Carryforwards from Previous Tax Years
In Notice 2010-66, the IRS clarified how carryover amounts from pre-2010 tax years may be claimed in 2010. A credit amount claimed in a 2009 or earlier tax year and carried forward to a 2010 tax year is allowable as a refundable tax credit and is not subject to the income phaseout. Any additional credit amount claimed in 2010, however, is subject to the phaseout.
The notice also instituted substantiation requirements for 2010 and following tax years for the credit or exclusion that differ according to whether the adoption is finalized in the United States or in a foreign country and, if the latter, whether the country is a party to the Hague Convention on Protection of Children and Co-operation in Respect of Intercountry Adoption (Hague Convention). For a domestic or foreign adoption that has been finalized in the United States, taxpayers must attach with their returns an adoption order or decree. For foreign adoptions finalized in a Hague Convention party country, taxpayers must attach a Hague Adoption Certificate, IH-3 visa or a foreign adoption decree translated into English. For countries not a party to the Hague Convention, substantiation may consist of a foreign adoption decree translated into English or an IR-2 or IR-3 visa.
For domestic adoptions not yet final, taxpayers may claim credit amounts in the tax year following that in which qualified adoption expenses were incurred. For such credit claims, taxpayers must attach any of six documents or other substantiating information specified in the notice.
For adoptions of special-needs children—for which taxpayers may be eligible for the full credit amount regardless of the amount of QAEs—in addition to the above documentation of finalization, taxpayers must also attach a state determination of special needs.
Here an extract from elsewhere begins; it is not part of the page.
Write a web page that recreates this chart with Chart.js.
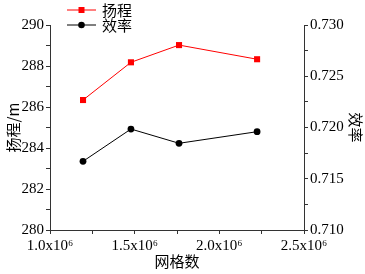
<!DOCTYPE html>
<html>
<head>
<meta charset="utf-8">
<script src="https://cdn.jsdelivr.net/npm/chart.js@4"></script>
<style>
  html,body{margin:0;padding:0;background:#fff;}
  #wrap{width:365px;height:274px;position:relative;}
</style>
</head>
<body>
<div id="wrap"><canvas id="chart"></canvas></div>
<script>
// grid counts and results
const gridCounts = [1.195e6, 1.478e6, 1.762e6, 2.223e6];
const headValues = [286.34, 288.18, 289.02, 288.33];
const effValues = [0.7167, 0.71985, 0.71846, 0.71959];
const seriesNames = ['扬程', '效率'];
const axisTitles = {x: '网格数', y: '扬程/m', y2: '效率'};

const serif = "'Liberation Serif', 'DejaVu Serif', serif";
const cjk = "'Noto Sans CJK SC', sans-serif";

// legend drawn as line + marker like the original
const legendPlugin = {
  id: 'lineLegend',
  afterDraw(chart){
    const ctx = chart.ctx;
    const items = chart.data.datasets;
    ctx.save();
    items.forEach((ds, i) => {
      const y = 10 + i * 15;
      ctx.strokeStyle = ds.borderColor;
      ctx.lineWidth = 1;
      ctx.beginPath();
      ctx.moveTo(67, y); ctx.lineTo(96, y);
      ctx.stroke();
      ctx.fillStyle = ds.pointBackgroundColor;
      ctx.beginPath();
      if(ds.pointStyle === 'rect') ctx.rect(81.5 - 3, y - 3, 6, 6);
      else ctx.arc(81.5, y, 3.3, 0, Math.PI * 2);
      ctx.fill();
      ctx.fillStyle = '#000';
      ctx.font = '15px ' + cjk;
      ctx.textBaseline = 'middle';
      ctx.fillText(ds.label, 102, y);
    });
    ctx.restore();
  }
};

const toPts = (ys) => gridCounts.map((x, i) => ({x: x, y: ys[i]}));

new Chart(document.getElementById('chart'), {
  type: 'scatter',
  data: {
    datasets: [{
      label: seriesNames[0],
      data: toPts(headValues),
      yAxisID: 'y',
      showLine: true,
      borderColor: '#ff0000',
      backgroundColor: '#ff0000',
      pointBackgroundColor: '#ff0000',
      pointBorderWidth: 0,
      pointStyle: 'rect',
      pointRadius: 4.3,
      borderWidth: 1
    },{
      label: seriesNames[1],
      data: toPts(effValues),
      yAxisID: 'y2',
      showLine: true,
      borderColor: '#000',
      backgroundColor: '#000',
      pointBackgroundColor: '#000',
      pointBorderWidth: 0,
      pointStyle: 'circle',
      pointRadius: 3.4,
      borderWidth: 1
    }]
  },
  options: {
    responsive: true,
    maintainAspectRatio: false,
    animation: false,
    layout: {padding: {top: 25, left: 0, right: 0, bottom: 0}},
    plugins: {legend: {display: false}, tooltip: {enabled: false}},
    scales: {
      x: {
        type: 'linear', min: 1e6, max: 2.5e6,
        afterFit(s){ s.height = 44; },
        border: {color: '#333', width: 1},
        grid: {drawOnChartArea: false, tickLength: 4, color: '#333'},
        ticks: {
          stepSize: 250000, maxRotation: 0, padding: 3, autoSkip: false,
          color: '#000', font: {family: serif, size: 15},
          callback: v => (v % 500000 === 0) ? (v / 1e6).toFixed(1) + 'x10⁶' : ''
        },
        title: {display: true, text: axisTitles.x, color: '#000', font: {family: cjk, size: 15}, padding: {top: 2}}
      },
      y: {
        position: 'left', min: 280, max: 290,
        afterFit(s){ s.width = 50; },
        border: {color: '#333', width: 1},
        grid: {drawOnChartArea: false, tickLength: 4, color: '#333'},
        ticks: {
          stepSize: 1, padding: 2, autoSkip: false,
          color: '#000', font: {family: serif, size: 15},
          callback: v => (v % 2 === 0) ? String(v) : ''
        },
        title: {display: true, text: axisTitles.y, color: '#000', font: {family: cjk, size: 15}, padding: {bottom: 0}}
      },
      y2: {
        position: 'right', min: 0.71, max: 0.73,
        afterFit(s){ s.width = 61; },
        border: {color: '#333', width: 1},
        grid: {drawOnChartArea: false, tickLength: 4, color: '#333'},
        ticks: {
          stepSize: 0.0025, padding: 2, autoSkip: false,
          color: '#000', font: {family: serif, size: 15},
          callback: v => (Math.round(v * 10000) % 50 === 0) ? v.toFixed(3) : ''
        },
        title: {display: true, text: axisTitles.y2, color: '#000', font: {family: cjk, size: 15}, padding: {top: 0}}
      }
    }
  },
  plugins: [legendPlugin]
});
</script>
</body>
</html>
Taxpayers may redact “sensitive personal information” from an adoption order or special-needs assessment, but the IRS reserves the right to require a nonredacted copy if deemed necessary to substantiate the claim.
Safe Harbor for Finalized Foreign Adoptions
In Rev. Proc. 2010-31, effective September 29, 2010, the IRS provided a safe harbor for determining whether a foreign adoption has been finalized for purposes of claiming the adoption credit or exclusion. For adoptions within the scope of the revenue procedure and finalized in a Hague Convention party country, the IRS will not challenge taxpayers’ treatment of an adoption as finalized in the tax year in which the country issues a final decree of adoption or the U.S. Secretary of State issues a certificate under the Intercountry Adoption Act of 2000 (IAA). For adoptions from foreign countries subject to the IAA but finalized in the United States, the IRS will accept as the finalization date that in which a state court enters a final adoption decree.
Adoptions from non-Hague Convention party countries remain subject to rules of Rev. Proc. 2005-31.
Modification of Rev. Proc. 2009-50
Rev. Proc. 2010-35 modifies Rev. Proc. 2009-50 to reflect the increases in the maximum credit amount and the phaseout amounts for the adoption credit and the maximum excludible amount and the phaseout amounts for payments received from an adoption-assistance program.